DIRECTION -
Among the entries below, which lines run from the line with "Reproduce this chart with matplotlib." through the line with "plt.rcParams['font.family'] = ['Liberation"? Retype those, both ends included, exactly and without pictures.

DATA -
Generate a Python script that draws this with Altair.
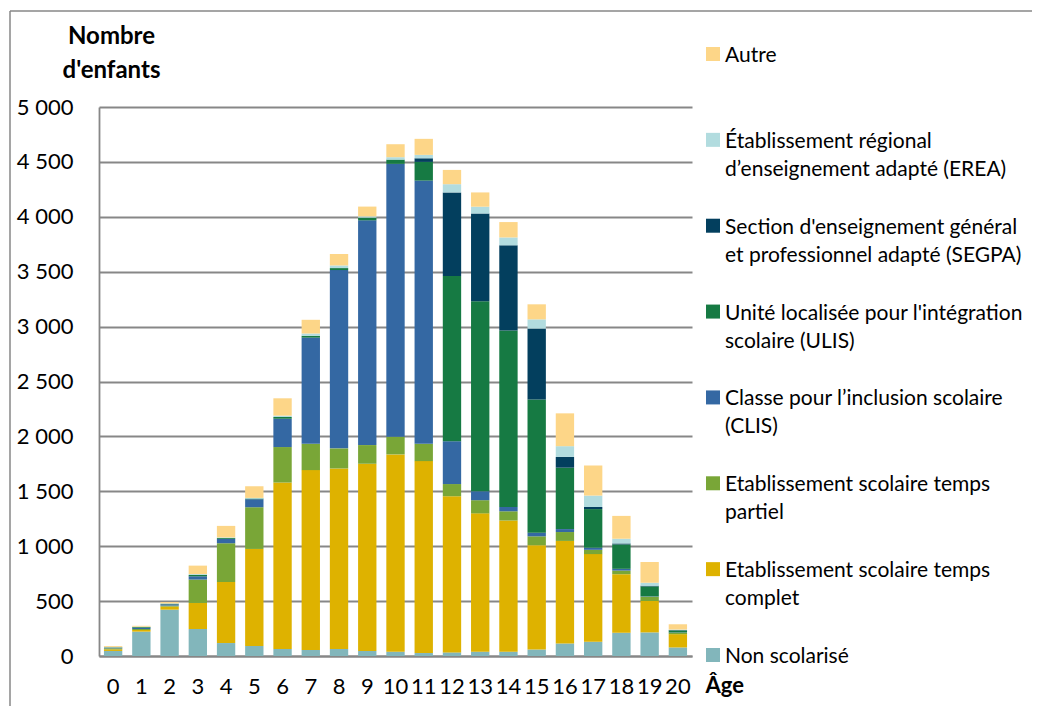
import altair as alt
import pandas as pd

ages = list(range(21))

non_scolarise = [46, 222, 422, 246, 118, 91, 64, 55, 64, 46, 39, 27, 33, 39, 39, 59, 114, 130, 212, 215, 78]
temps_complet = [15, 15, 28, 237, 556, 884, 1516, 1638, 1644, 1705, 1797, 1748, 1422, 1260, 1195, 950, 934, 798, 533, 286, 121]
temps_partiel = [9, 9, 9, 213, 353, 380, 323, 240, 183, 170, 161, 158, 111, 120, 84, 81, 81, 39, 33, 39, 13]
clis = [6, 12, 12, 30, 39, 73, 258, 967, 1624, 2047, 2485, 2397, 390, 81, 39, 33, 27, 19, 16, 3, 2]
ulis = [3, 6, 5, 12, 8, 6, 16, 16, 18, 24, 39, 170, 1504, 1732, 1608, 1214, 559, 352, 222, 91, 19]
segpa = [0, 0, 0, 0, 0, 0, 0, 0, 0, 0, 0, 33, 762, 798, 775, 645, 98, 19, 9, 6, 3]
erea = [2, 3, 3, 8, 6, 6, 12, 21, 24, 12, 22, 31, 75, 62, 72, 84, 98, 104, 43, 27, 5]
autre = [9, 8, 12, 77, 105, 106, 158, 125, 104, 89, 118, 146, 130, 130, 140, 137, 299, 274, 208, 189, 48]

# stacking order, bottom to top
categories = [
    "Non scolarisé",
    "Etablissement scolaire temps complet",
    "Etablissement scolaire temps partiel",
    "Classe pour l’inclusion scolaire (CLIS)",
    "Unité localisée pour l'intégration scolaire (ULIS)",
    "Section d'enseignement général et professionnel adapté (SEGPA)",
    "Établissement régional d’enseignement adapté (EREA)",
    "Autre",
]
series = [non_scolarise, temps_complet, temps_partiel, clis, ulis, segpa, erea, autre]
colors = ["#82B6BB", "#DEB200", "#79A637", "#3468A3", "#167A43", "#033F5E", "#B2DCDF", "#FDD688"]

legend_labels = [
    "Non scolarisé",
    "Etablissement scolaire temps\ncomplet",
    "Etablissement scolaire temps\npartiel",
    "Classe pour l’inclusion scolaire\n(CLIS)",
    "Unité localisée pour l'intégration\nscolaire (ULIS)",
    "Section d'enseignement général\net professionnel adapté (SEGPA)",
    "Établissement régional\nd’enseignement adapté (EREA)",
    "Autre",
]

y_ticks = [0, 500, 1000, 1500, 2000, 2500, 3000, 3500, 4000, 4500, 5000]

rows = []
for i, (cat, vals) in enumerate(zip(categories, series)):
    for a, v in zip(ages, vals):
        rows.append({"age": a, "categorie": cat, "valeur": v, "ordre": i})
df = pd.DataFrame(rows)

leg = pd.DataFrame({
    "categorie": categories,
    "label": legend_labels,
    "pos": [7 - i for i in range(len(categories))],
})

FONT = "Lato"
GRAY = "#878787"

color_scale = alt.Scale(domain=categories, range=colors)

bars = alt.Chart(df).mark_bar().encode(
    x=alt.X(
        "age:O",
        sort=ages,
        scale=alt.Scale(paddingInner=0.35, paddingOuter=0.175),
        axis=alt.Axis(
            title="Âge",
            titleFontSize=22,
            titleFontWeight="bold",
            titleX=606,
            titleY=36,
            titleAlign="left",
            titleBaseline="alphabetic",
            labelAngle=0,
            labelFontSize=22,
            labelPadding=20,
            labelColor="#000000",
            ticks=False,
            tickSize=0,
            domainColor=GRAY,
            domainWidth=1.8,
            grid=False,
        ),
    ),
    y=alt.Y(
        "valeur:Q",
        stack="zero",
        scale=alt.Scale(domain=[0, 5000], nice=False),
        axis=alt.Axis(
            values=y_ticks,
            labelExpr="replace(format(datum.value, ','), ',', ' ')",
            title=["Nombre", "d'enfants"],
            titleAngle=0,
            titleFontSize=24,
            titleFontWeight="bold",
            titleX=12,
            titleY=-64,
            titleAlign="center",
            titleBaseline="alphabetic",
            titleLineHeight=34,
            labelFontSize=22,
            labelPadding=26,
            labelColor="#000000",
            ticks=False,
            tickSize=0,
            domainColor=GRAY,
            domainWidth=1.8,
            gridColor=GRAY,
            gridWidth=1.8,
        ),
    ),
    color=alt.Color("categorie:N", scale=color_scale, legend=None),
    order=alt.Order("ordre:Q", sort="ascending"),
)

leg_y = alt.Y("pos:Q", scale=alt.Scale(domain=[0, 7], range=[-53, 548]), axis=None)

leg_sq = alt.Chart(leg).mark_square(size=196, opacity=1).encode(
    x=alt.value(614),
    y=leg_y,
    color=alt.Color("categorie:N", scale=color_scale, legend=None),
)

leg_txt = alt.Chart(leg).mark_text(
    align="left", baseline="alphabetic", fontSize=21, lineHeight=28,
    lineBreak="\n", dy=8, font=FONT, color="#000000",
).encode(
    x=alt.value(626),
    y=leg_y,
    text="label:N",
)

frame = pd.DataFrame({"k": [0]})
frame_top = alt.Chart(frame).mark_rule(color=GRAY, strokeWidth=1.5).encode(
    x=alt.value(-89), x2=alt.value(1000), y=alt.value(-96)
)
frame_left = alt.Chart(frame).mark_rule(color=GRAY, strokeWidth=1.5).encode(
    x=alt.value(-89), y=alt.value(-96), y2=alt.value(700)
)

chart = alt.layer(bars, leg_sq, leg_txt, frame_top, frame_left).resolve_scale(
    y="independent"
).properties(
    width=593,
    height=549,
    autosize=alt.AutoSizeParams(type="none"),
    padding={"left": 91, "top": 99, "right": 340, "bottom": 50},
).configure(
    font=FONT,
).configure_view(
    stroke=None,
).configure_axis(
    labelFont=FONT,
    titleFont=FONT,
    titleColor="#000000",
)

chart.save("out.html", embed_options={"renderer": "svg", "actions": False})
* * *
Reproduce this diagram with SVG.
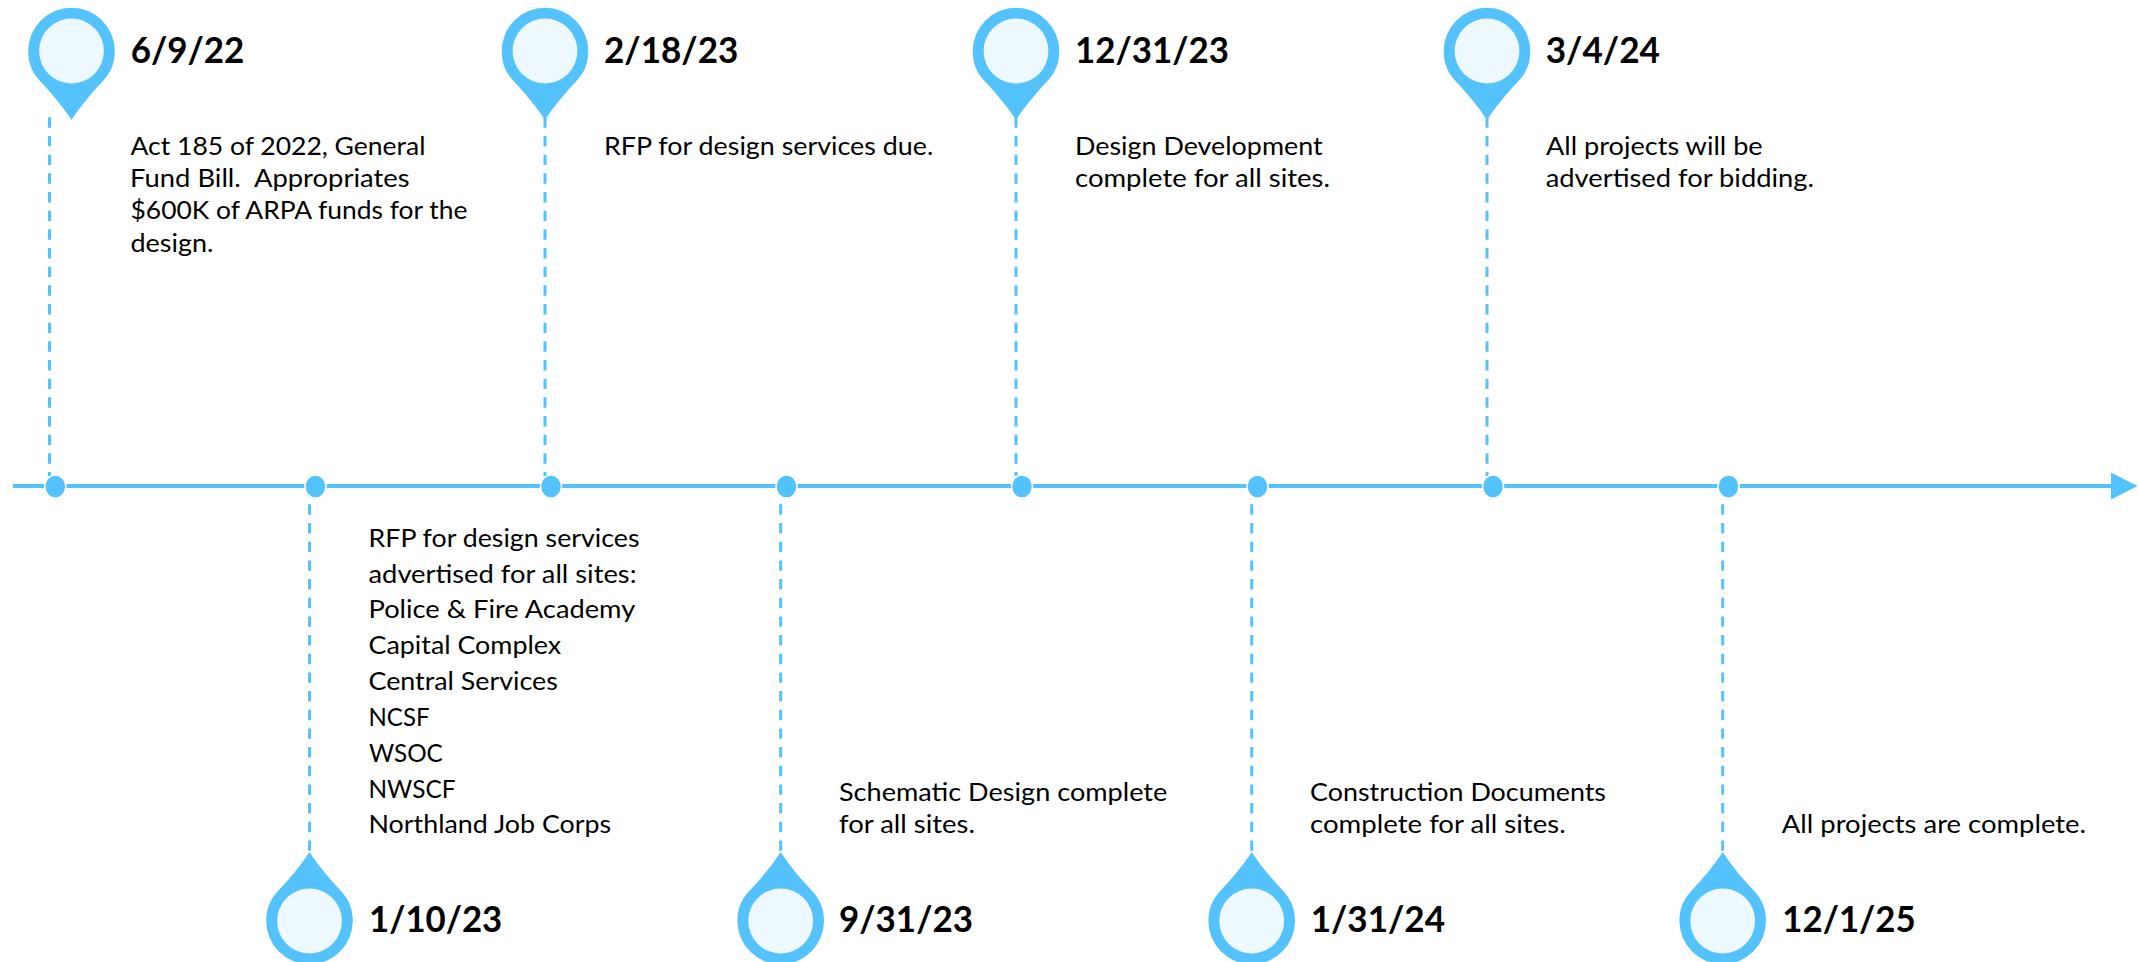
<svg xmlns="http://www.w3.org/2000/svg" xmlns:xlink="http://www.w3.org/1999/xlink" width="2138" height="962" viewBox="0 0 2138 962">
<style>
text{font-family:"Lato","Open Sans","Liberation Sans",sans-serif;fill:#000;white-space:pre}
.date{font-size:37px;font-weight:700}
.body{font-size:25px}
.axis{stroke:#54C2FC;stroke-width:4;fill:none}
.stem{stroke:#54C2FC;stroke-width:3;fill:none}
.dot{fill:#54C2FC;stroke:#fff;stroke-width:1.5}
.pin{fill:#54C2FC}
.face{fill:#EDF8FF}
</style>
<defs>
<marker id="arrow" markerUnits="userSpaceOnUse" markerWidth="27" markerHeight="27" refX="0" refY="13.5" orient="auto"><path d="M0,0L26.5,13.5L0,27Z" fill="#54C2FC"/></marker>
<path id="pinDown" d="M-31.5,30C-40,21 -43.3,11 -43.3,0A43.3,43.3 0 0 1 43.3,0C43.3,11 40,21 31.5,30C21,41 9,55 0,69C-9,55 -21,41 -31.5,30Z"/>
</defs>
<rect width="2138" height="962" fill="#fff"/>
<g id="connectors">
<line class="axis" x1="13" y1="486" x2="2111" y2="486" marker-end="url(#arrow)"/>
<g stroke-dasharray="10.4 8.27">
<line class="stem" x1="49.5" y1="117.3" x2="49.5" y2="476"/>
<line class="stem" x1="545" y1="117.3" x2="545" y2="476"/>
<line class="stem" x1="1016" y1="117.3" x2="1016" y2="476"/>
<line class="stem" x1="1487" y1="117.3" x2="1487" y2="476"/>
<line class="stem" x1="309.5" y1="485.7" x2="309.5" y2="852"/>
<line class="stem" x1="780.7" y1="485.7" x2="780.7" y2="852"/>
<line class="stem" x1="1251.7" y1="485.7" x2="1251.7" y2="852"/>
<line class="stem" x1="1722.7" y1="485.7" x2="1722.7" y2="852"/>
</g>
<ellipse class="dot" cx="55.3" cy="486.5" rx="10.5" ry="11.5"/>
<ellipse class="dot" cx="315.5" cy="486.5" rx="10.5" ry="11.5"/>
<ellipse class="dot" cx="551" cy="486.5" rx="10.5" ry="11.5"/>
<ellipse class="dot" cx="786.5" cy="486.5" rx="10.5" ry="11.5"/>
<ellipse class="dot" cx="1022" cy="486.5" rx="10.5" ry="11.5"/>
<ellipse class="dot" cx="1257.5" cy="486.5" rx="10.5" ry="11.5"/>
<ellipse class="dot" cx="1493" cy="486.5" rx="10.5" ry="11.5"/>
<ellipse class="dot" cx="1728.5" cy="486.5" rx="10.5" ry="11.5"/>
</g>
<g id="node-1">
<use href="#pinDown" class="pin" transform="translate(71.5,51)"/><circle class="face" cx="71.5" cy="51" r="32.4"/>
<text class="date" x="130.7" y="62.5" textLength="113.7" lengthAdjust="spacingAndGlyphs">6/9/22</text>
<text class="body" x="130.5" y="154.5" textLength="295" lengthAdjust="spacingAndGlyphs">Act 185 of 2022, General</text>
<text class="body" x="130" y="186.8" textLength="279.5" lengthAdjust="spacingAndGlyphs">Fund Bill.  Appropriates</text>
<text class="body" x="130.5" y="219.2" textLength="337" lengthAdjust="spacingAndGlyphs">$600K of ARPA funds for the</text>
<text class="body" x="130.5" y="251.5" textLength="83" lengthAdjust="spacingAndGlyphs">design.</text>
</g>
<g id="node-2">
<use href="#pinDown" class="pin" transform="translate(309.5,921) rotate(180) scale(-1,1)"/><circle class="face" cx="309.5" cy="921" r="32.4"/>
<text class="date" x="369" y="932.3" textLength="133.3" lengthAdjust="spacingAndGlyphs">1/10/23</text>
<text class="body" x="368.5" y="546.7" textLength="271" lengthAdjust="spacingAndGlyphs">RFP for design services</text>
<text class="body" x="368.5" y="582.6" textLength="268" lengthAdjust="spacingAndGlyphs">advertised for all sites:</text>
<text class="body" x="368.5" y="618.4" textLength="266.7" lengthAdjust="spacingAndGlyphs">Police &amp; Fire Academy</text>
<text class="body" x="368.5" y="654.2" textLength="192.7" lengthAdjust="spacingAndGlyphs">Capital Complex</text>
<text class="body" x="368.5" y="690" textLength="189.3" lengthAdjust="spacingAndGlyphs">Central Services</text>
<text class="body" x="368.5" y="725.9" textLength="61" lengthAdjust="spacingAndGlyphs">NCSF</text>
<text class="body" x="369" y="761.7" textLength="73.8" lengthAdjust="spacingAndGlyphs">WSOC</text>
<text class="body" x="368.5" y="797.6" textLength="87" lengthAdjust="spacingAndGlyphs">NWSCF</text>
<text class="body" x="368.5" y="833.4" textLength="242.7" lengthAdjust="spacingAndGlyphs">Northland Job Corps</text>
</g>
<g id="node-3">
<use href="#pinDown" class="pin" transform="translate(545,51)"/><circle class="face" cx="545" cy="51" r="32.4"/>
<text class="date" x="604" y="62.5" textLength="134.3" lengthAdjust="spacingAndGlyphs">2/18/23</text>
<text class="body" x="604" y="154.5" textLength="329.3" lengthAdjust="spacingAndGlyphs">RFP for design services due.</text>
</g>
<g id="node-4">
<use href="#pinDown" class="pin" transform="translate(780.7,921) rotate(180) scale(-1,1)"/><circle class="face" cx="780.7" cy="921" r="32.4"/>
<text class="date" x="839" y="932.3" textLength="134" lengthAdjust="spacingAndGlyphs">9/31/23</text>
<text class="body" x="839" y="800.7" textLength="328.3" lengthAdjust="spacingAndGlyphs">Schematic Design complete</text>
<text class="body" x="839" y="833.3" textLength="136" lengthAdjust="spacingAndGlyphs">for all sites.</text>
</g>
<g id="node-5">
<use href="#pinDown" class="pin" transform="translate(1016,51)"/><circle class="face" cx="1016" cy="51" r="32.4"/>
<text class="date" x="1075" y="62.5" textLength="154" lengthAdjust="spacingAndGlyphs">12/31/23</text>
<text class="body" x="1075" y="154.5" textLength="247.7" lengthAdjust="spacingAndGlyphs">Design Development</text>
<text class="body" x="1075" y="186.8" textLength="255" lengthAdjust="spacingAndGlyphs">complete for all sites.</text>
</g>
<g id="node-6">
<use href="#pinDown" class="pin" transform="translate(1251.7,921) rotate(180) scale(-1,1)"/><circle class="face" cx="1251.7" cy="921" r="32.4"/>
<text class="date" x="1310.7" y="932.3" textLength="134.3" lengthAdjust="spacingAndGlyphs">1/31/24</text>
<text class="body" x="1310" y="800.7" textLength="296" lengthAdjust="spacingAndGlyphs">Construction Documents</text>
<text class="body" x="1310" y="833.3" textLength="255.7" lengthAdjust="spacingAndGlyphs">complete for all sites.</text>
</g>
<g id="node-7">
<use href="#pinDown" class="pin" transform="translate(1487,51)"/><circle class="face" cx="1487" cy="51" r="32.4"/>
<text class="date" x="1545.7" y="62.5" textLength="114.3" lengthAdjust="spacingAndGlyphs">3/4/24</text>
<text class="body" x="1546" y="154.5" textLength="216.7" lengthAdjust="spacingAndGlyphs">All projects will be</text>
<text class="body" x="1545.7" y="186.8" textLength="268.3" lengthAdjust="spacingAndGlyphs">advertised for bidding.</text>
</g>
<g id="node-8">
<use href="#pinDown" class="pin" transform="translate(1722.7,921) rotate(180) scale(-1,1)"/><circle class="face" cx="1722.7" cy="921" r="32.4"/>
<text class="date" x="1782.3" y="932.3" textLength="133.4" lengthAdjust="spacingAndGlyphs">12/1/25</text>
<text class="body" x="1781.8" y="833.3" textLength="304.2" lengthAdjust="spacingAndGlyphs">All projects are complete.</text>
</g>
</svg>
---
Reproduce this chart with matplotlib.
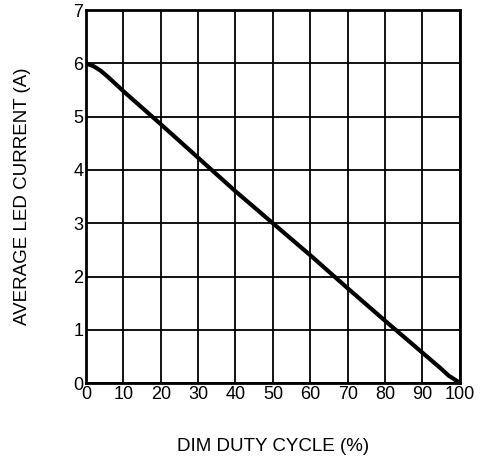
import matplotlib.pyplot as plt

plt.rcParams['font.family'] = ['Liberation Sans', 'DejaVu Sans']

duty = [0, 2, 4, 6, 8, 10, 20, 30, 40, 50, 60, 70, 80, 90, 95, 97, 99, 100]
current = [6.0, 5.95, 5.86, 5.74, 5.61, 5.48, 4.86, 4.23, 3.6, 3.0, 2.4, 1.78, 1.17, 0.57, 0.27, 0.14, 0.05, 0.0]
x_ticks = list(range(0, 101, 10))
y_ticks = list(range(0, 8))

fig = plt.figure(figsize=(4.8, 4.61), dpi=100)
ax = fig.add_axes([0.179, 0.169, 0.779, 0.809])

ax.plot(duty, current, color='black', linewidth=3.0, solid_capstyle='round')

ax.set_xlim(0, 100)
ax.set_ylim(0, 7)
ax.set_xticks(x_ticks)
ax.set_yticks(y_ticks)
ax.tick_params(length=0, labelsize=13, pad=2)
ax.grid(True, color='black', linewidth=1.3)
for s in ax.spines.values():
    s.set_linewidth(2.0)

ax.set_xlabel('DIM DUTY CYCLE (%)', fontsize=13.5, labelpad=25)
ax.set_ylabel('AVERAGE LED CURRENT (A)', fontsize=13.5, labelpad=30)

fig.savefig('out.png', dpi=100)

EXPECTED OUTPUT -
Reproduce this chart with matplotlib.
import matplotlib.pyplot as plt

plt.rcParams['font.family'] = ['Liberation Sans', 'DejaVu Sans']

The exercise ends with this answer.